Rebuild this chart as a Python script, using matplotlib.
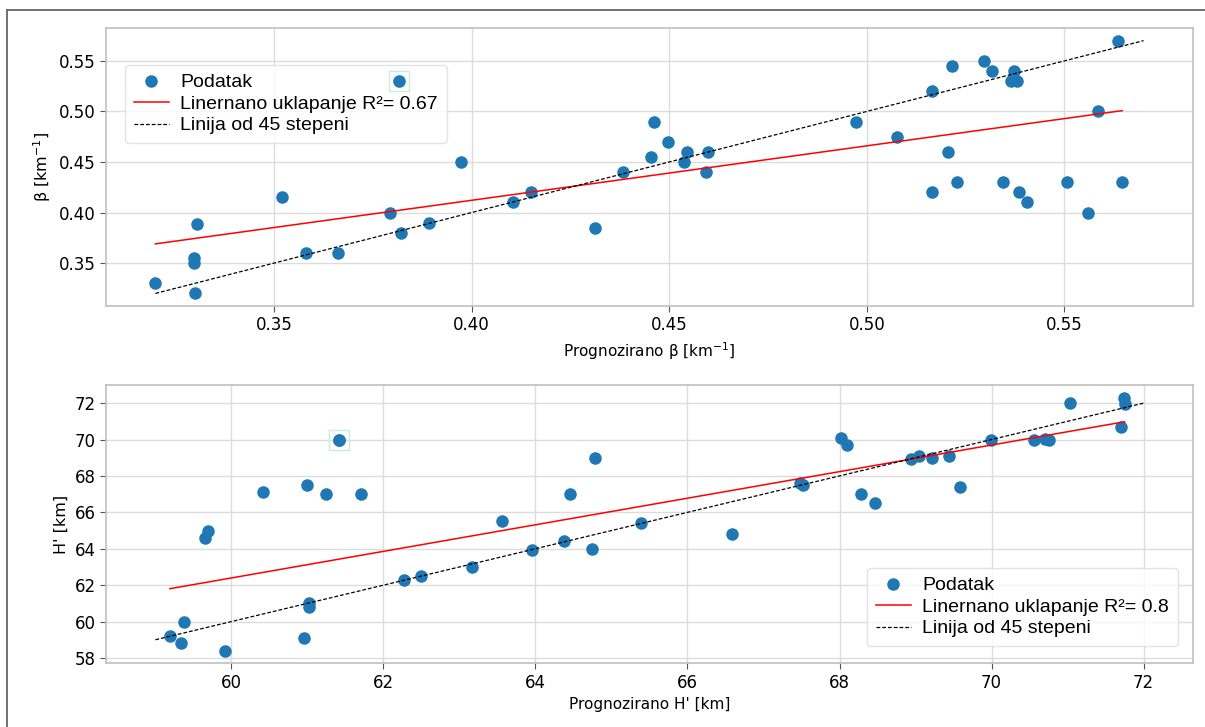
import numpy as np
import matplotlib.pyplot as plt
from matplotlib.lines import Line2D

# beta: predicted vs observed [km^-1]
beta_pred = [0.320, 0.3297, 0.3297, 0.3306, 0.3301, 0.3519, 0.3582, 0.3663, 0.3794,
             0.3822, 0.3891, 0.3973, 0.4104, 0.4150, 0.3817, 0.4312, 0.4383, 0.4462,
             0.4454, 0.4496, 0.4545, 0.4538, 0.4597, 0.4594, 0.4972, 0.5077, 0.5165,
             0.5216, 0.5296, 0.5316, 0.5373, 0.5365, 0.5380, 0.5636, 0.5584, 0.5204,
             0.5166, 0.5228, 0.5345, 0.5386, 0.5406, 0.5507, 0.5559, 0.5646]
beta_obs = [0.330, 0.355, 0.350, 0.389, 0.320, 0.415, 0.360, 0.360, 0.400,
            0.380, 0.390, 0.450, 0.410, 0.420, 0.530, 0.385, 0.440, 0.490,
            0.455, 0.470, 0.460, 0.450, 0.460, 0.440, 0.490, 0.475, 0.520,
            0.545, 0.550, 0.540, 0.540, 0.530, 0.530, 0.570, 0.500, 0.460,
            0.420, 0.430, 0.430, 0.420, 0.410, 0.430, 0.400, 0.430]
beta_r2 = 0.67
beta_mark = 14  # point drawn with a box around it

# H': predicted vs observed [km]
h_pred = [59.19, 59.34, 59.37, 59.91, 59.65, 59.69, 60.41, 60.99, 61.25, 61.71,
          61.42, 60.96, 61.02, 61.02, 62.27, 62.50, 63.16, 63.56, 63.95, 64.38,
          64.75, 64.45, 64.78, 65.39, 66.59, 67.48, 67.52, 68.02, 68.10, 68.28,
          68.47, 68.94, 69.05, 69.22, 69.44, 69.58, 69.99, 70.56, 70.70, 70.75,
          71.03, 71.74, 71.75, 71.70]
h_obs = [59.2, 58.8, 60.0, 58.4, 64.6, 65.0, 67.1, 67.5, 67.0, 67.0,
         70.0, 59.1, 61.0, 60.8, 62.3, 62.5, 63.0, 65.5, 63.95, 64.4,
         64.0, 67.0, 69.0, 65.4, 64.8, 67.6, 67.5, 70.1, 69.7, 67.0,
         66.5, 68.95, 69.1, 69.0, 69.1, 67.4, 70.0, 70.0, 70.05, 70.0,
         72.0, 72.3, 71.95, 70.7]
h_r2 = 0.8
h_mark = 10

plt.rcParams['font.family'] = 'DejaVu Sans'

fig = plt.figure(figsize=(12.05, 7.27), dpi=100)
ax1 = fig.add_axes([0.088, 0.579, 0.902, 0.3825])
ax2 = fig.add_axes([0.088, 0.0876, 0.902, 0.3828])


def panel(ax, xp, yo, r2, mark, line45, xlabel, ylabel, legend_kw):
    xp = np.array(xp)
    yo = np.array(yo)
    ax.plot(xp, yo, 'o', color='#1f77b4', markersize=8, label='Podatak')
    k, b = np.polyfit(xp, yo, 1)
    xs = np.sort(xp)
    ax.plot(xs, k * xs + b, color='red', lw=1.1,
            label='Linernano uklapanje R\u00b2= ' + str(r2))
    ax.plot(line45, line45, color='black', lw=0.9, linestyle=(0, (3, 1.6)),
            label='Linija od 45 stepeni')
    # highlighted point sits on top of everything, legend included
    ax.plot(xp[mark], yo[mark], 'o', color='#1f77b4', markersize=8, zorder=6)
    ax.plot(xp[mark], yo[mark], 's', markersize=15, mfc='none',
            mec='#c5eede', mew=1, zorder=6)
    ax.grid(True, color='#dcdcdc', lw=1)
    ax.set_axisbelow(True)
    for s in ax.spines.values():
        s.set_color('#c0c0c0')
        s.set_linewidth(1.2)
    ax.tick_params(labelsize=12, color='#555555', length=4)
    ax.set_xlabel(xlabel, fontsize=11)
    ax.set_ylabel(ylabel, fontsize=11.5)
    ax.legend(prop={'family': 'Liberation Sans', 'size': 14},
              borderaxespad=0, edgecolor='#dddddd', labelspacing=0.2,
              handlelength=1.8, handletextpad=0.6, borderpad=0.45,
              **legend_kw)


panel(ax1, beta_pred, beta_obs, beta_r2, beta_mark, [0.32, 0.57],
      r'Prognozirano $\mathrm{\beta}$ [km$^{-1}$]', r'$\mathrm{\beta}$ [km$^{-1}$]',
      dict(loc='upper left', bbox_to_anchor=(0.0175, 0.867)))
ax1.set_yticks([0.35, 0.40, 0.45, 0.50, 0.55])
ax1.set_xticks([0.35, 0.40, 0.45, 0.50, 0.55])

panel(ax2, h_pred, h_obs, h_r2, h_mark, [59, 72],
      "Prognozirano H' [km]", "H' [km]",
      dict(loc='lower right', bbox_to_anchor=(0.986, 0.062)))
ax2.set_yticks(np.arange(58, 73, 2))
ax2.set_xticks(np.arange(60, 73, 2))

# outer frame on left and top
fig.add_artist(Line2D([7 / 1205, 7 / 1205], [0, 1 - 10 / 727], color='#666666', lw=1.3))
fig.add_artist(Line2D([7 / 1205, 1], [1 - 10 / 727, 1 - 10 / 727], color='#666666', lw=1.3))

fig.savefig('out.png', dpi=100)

**GIVEN INSTRUCTION:**
Drop the images and repeat the data exactly.

**TASK RESULT:**
Rebuild this chart as a Python script, using matplotlib.
import numpy as np
import matplotlib.pyplot as plt
from matplotlib.lines import Line2D

# beta: predicted vs observed [km^-1]
beta_pred = [0.320, 0.3297, 0.3297, 0.3306, 0.3301, 0.3519, 0.3582, 0.3663, 0.3794,
             0.3822, 0.3891, 0.3973, 0.4104, 0.4150, 0.3817, 0.4312, 0.4383, 0.4462,
             0.4454, 0.4496, 0.4545, 0.4538, 0.4597, 0.4594, 0.4972, 0.5077, 0.5165,
             0.5216, 0.5296, 0.5316, 0.5373, 0.5365, 0.5380, 0.5636, 0.5584, 0.5204,
             0.5166, 0.5228, 0.5345, 0.5386, 0.5406, 0.5507, 0.5559, 0.5646]
beta_obs = [0.330, 0.355, 0.350, 0.389, 0.320, 0.415, 0.360, 0.360, 0.400,
            0.380, 0.390, 0.450, 0.410, 0.420, 0.530, 0.385, 0.440, 0.490,
            0.455, 0.470, 0.460, 0.450, 0.460, 0.440, 0.490, 0.475, 0.520,
            0.545, 0.550, 0.540, 0.540, 0.530, 0.530, 0.570, 0.500, 0.460,
            0.420, 0.430, 0.430, 0.420, 0.410, 0.430, 0.400, 0.430]
beta_r2 = 0.67
beta_mark = 14  # point drawn with a box around it

# H': predicted vs observed [km]
h_pred = [59.19, 59.34, 59.37, 59.91, 59.65, 59.69, 60.41, 60.99, 61.25, 61.71,
          61.42, 60.96, 61.02, 61.02, 62.27, 62.50, 63.16, 63.56, 63.95, 64.38,
          64.75, 64.45, 64.78, 65.39, 66.59, 67.48, 67.52, 68.02, 68.10, 68.28,
          68.47, 68.94, 69.05, 69.22, 69.44, 69.58, 69.99, 70.56, 70.70, 70.75,
          71.03, 71.74, 71.75, 71.70]
h_obs = [59.2, 58.8, 60.0, 58.4, 64.6, 65.0, 67.1, 67.5, 67.0, 67.0,
         70.0, 59.1, 61.0, 60.8, 62.3, 62.5, 63.0, 65.5, 63.95, 64.4,
         64.0, 67.0, 69.0, 65.4, 64.8, 67.6, 67.5, 70.1, 69.7, 67.0,
         66.5, 68.95, 69.1, 69.0, 69.1, 67.4, 70.0, 70.0, 70.05, 70.0,
         72.0, 72.3, 71.95, 70.7]
h_r2 = 0.8
h_mark = 10

plt.rcParams['font.family'] = 'DejaVu Sans'

fig = plt.figure(figsize=(12.05, 7.27), dpi=100)
ax1 = fig.add_axes([0.088, 0.579, 0.902, 0.3825])
ax2 = fig.add_axes([0.088, 0.0876, 0.902, 0.3828])


def panel(ax, xp, yo, r2, mark, line45, xlabel, ylabel, legend_kw):
    xp = np.array(xp)
    yo = np.array(yo)
    ax.plot(xp, yo, 'o', color='#1f77b4', markersize=8, label='Podatak')
    k, b = np.polyfit(xp, yo, 1)
    xs = np.sort(xp)
    ax.plot(xs, k * xs + b, color='red', lw=1.1,
            label='Linernano uklapanje R\u00b2= ' + str(r2))
    ax.plot(line45, line45, color='black', lw=0.9, linestyle=(0, (3, 1.6)),
            label='Linija od 45 stepeni')
    # highlighted point sits on top of everything, legend included
    ax.plot(xp[mark], yo[mark], 'o', color='#1f77b4', markersize=8, zorder=6)
    ax.plot(xp[mark], yo[mark], 's', markersize=15, mfc='none',
            mec='#c5eede', mew=1, zorder=6)
    ax.grid(True, color='#dcdcdc', lw=1)
    ax.set_axisbelow(True)
    for s in ax.spines.values():
        s.set_color('#c0c0c0')
        s.set_linewidth(1.2)
    ax.tick_params(labelsize=12, color='#555555', length=4)
    ax.set_xlabel(xlabel, fontsize=11)
    ax.set_ylabel(ylabel, fontsize=11.5)
    ax.legend(prop={'family': 'Liberation Sans', 'size': 14},
              borderaxespad=0, edgecolor='#dddddd', labelspacing=0.2,
              handlelength=1.8, handletextpad=0.6, borderpad=0.45,
              **legend_kw)


panel(ax1, beta_pred, beta_obs, beta_r2, beta_mark, [0.32, 0.57],
      r'Prognozirano $\mathrm{\beta}$ [km$^{-1}$]', r'$\mathrm{\beta}$ [km$^{-1}$]',
      dict(loc='upper left', bbox_to_anchor=(0.0175, 0.867)))
ax1.set_yticks([0.35, 0.40, 0.45, 0.50, 0.55])
ax1.set_xticks([0.35, 0.40, 0.45, 0.50, 0.55])

panel(ax2, h_pred, h_obs, h_r2, h_mark, [59, 72],
      "Prognozirano H' [km]", "H' [km]",
      dict(loc='lower right', bbox_to_anchor=(0.986, 0.062)))
ax2.set_yticks(np.arange(58, 73, 2))
ax2.set_xticks(np.arange(60, 73, 2))

# outer frame on left and top
fig.add_artist(Line2D([7 / 1205, 7 / 1205], [0, 1 - 10 / 727], color='#666666', lw=1.3))
fig.add_artist(Line2D([7 / 1205, 1], [1 - 10 / 727, 1 - 10 / 727], color='#666666', lw=1.3))

fig.savefig('out.png', dpi=100)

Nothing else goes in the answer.